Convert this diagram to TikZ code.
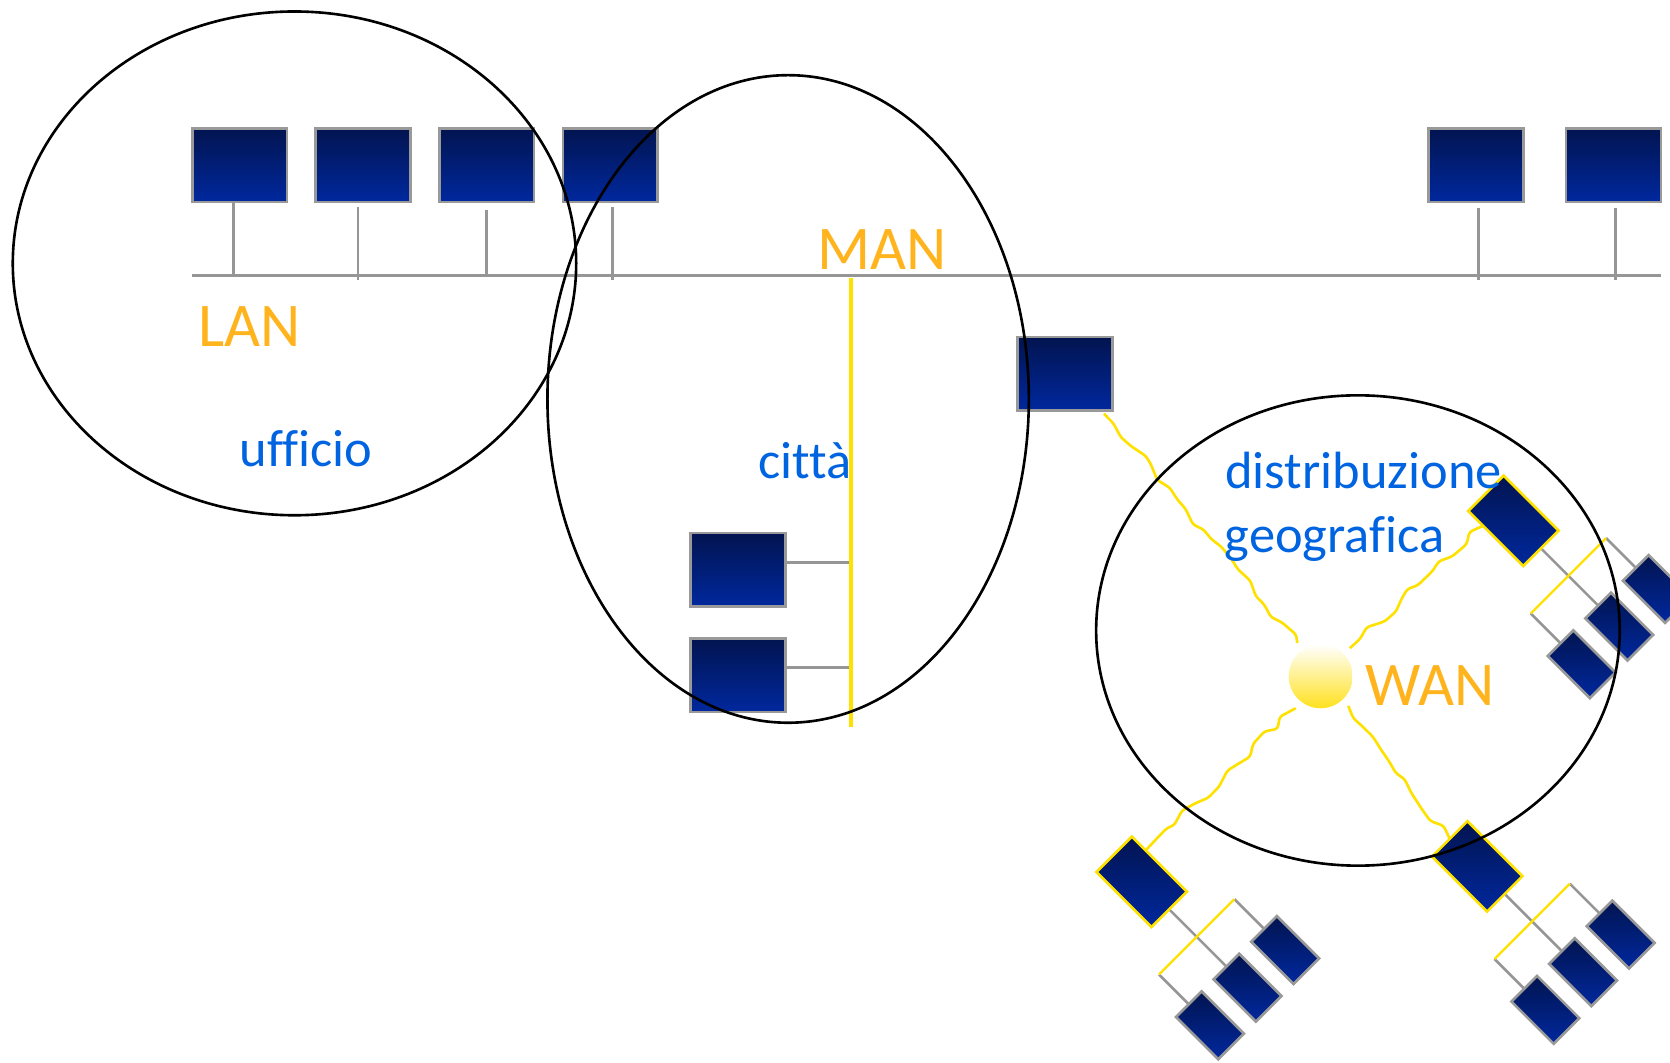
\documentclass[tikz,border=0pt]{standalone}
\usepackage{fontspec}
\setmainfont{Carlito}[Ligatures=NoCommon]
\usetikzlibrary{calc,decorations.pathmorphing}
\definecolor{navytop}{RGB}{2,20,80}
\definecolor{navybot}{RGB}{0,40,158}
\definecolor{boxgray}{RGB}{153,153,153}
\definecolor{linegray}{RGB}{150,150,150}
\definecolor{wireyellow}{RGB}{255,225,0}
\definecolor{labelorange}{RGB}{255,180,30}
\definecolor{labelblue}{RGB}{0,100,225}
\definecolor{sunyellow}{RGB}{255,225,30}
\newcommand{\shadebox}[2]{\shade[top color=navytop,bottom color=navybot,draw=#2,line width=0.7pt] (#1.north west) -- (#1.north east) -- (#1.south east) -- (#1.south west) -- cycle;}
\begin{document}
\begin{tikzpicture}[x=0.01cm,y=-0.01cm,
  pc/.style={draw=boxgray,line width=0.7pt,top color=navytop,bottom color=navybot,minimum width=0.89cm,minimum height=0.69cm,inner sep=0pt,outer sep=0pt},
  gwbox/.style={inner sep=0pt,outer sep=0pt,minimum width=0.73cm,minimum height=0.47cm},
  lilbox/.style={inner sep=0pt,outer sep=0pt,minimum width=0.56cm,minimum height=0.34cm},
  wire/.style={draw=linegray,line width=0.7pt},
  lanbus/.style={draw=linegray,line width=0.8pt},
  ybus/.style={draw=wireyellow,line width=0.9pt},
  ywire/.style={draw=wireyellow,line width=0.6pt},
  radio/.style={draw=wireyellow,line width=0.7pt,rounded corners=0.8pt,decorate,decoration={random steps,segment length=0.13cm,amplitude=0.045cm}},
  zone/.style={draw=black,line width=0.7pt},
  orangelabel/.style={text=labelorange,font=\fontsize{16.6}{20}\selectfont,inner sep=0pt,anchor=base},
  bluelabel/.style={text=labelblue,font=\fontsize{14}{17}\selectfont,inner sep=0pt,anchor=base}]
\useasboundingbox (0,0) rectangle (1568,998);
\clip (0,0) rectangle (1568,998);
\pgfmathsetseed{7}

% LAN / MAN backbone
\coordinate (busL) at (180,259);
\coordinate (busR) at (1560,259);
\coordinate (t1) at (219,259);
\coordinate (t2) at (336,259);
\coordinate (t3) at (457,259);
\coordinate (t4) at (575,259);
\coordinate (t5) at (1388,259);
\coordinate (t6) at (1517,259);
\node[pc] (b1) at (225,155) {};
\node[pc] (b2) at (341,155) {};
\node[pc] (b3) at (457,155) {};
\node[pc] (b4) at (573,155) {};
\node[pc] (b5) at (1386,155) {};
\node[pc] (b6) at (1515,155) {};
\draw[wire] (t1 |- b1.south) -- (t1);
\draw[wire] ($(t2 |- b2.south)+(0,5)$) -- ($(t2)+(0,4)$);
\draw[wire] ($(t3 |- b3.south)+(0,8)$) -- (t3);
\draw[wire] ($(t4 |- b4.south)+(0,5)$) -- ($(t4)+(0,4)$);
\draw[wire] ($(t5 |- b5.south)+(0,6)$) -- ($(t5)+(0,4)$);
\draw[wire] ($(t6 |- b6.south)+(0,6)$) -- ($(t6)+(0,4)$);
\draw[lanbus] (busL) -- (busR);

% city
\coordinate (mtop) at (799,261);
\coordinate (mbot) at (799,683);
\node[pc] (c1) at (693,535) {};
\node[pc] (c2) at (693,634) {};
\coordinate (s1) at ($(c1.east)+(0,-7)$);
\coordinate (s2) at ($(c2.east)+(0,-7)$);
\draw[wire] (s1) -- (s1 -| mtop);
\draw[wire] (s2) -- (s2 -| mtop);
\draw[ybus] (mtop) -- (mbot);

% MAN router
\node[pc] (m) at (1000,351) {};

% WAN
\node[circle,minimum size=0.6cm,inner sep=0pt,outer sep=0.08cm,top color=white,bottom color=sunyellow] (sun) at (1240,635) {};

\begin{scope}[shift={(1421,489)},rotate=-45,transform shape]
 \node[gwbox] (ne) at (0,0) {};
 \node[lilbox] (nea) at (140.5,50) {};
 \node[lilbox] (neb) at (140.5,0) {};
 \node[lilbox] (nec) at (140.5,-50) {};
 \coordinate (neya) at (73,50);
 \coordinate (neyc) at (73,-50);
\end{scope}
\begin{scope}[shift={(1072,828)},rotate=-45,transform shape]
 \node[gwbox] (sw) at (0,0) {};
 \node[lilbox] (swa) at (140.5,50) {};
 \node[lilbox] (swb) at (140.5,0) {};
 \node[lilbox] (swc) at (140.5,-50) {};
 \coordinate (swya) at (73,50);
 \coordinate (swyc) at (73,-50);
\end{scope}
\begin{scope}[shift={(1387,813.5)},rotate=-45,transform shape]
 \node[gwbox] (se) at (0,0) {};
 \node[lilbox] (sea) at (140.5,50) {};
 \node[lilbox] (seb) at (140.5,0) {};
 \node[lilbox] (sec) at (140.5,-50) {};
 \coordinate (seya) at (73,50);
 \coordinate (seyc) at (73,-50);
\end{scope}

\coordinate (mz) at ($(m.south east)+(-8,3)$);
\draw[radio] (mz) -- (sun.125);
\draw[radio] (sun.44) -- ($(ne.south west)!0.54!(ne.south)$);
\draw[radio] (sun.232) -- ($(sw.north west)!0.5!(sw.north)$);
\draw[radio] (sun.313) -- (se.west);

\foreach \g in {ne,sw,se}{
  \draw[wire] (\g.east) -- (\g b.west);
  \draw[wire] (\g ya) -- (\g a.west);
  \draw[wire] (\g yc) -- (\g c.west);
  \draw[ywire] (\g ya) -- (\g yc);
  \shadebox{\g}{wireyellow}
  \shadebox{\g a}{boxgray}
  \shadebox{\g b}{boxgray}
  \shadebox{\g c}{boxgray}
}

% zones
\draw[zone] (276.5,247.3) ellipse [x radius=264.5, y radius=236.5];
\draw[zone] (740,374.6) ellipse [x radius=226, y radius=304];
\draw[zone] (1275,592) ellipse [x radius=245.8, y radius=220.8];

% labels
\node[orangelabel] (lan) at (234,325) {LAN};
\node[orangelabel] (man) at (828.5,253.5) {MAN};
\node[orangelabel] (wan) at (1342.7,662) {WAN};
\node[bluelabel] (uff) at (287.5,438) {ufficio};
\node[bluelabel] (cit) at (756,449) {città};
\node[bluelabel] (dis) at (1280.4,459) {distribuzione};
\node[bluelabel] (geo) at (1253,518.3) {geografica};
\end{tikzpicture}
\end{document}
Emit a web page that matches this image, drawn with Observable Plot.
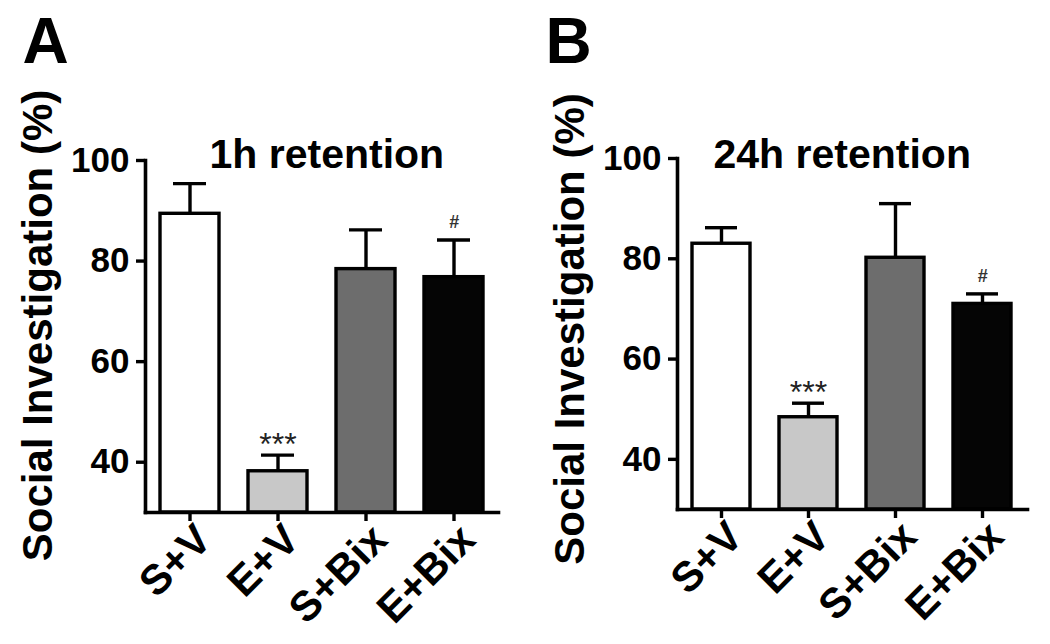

============================================================

Challenge: Each line that holds the word "this" is to be copied.

Task solution:
Convert this diagram to TikZ code.
Emit a web page that matches this image, drawn with Observable Plot.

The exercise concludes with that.